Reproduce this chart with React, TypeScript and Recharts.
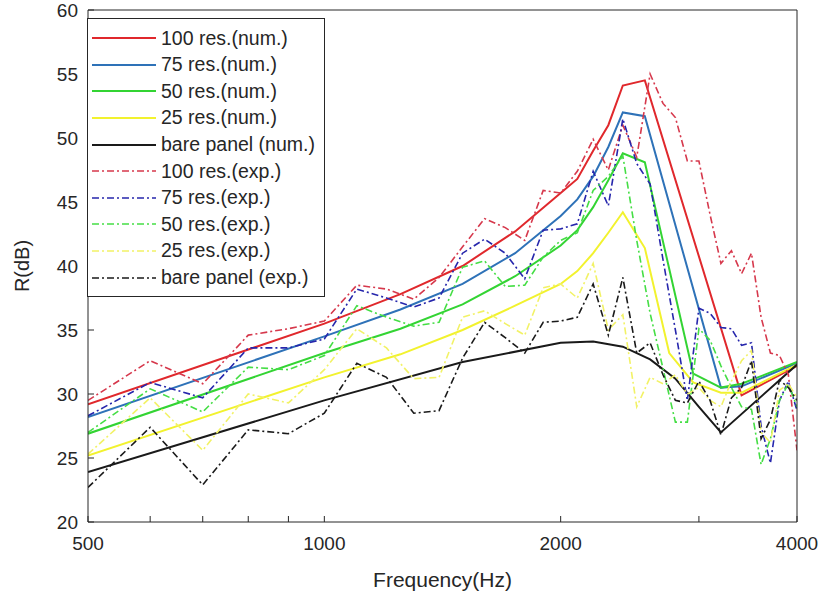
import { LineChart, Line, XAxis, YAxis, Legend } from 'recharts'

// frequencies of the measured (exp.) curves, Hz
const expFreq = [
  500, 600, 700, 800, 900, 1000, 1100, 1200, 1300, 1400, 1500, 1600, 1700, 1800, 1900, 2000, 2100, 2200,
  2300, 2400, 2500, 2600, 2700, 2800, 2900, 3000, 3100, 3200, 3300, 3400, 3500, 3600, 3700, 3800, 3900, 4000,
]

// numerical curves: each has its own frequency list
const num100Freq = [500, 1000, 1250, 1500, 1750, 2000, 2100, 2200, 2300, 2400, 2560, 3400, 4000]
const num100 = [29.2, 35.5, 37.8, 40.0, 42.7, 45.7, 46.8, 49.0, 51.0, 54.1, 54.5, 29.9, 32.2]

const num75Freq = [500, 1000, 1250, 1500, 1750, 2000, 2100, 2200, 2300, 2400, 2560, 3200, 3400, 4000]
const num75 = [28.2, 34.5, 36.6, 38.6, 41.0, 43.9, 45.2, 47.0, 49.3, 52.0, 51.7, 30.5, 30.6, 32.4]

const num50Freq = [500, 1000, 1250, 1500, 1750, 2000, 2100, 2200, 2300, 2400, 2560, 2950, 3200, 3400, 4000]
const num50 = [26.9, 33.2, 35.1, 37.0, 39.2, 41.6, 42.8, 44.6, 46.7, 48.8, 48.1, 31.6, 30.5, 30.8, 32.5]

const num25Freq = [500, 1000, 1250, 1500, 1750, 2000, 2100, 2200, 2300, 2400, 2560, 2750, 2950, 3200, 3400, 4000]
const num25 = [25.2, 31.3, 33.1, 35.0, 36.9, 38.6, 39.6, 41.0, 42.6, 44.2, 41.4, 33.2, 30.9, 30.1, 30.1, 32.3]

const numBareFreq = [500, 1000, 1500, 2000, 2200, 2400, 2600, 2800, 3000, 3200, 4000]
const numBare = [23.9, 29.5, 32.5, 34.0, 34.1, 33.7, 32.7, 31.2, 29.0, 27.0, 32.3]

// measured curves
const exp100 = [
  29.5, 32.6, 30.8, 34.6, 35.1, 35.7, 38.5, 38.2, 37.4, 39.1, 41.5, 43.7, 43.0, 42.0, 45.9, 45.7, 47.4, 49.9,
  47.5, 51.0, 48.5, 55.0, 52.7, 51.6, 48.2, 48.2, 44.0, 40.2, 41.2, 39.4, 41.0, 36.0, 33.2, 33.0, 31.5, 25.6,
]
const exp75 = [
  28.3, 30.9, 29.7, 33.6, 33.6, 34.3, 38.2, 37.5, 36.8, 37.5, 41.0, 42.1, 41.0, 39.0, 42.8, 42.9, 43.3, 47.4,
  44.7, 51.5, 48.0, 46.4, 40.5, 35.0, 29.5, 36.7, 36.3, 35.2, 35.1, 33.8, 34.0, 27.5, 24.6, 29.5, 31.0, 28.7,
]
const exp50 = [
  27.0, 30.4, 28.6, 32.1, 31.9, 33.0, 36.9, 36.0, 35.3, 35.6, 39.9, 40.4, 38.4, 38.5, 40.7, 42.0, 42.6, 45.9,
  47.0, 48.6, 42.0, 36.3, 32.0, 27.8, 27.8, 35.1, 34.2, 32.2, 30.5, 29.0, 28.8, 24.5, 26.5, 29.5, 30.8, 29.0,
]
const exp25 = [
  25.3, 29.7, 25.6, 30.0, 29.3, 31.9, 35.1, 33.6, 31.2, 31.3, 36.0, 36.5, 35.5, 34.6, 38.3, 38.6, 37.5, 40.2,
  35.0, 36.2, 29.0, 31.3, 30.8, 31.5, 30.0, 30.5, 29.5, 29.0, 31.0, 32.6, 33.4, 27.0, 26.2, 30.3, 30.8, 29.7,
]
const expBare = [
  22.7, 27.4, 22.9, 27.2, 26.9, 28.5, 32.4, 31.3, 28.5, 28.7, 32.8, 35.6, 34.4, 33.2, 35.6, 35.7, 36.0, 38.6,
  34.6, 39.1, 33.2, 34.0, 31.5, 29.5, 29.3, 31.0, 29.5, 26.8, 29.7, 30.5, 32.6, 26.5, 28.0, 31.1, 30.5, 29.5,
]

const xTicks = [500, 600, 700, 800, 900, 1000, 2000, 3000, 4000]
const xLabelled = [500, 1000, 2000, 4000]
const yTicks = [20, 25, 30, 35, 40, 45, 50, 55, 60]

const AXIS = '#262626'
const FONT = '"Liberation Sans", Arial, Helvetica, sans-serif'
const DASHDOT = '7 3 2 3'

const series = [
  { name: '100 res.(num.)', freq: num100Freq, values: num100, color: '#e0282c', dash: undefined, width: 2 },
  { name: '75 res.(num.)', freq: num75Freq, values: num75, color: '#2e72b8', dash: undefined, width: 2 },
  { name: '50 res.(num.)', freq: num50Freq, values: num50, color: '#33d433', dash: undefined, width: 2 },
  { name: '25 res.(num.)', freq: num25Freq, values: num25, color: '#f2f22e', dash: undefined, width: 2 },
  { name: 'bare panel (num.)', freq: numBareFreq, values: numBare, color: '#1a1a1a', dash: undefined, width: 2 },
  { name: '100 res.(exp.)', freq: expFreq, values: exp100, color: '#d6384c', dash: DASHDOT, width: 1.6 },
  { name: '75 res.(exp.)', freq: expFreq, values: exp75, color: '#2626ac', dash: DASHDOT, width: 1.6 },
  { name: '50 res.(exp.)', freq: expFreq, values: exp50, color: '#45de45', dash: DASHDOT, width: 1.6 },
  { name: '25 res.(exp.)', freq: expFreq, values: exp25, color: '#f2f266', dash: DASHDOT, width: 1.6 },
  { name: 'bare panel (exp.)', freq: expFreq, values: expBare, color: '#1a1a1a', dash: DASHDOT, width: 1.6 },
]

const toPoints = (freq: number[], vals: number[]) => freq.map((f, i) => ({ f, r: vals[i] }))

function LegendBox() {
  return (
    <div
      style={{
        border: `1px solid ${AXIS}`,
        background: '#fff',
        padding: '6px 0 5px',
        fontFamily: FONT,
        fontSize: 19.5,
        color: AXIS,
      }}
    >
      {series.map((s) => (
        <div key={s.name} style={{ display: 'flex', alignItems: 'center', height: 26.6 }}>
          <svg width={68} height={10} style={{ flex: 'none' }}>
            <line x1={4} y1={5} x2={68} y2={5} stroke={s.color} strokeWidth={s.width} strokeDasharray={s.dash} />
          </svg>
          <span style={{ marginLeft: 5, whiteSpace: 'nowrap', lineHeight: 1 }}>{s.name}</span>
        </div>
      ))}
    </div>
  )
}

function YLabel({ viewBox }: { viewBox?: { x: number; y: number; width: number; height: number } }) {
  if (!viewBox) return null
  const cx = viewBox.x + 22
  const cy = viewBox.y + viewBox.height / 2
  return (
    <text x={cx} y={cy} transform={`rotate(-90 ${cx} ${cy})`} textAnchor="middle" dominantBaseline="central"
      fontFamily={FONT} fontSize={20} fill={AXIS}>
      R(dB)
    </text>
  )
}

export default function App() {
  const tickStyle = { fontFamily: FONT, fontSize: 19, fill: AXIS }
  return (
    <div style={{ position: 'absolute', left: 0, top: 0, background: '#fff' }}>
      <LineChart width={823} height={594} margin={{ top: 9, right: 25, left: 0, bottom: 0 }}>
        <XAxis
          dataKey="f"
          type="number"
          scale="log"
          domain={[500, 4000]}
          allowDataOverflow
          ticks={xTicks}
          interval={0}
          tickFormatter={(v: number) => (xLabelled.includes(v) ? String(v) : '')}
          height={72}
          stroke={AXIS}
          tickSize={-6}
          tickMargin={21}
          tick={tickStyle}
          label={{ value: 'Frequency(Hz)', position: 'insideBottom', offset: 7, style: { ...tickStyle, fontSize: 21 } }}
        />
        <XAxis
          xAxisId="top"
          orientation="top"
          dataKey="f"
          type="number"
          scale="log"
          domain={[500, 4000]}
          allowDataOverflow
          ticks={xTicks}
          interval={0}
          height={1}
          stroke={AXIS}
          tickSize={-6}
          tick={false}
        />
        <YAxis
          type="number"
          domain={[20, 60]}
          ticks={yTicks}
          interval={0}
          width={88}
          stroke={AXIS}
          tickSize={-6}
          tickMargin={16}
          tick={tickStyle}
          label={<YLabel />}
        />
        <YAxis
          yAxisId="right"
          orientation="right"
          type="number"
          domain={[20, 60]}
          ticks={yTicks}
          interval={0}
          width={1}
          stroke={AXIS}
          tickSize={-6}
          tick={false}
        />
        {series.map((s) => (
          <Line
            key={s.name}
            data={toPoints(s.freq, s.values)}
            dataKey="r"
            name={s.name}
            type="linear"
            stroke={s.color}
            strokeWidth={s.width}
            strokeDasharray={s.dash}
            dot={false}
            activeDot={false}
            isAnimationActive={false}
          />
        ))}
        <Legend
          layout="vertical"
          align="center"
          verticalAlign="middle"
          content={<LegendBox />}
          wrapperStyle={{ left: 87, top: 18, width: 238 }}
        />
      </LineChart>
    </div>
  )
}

################

Leave out the pictures. Transcribe only the lines above, from the first through the one that contains "54.5, 29.9, 32.2]".

→ EXERCISE RESPONSE
Reproduce this chart with React, TypeScript and Recharts.
import { LineChart, Line, XAxis, YAxis, Legend } from 'recharts'

// frequencies of the measured (exp.) curves, Hz
const expFreq = [
  500, 600, 700, 800, 900, 1000, 1100, 1200, 1300, 1400, 1500, 1600, 1700, 1800, 1900, 2000, 2100, 2200,
  2300, 2400, 2500, 2600, 2700, 2800, 2900, 3000, 3100, 3200, 3300, 3400, 3500, 3600, 3700, 3800, 3900, 4000,
]

// numerical curves: each has its own frequency list
const num100Freq = [500, 1000, 1250, 1500, 1750, 2000, 2100, 2200, 2300, 2400, 2560, 3400, 4000]
const num100 = [29.2, 35.5, 37.8, 40.0, 42.7, 45.7, 46.8, 49.0, 51.0, 54.1, 54.5, 29.9, 32.2]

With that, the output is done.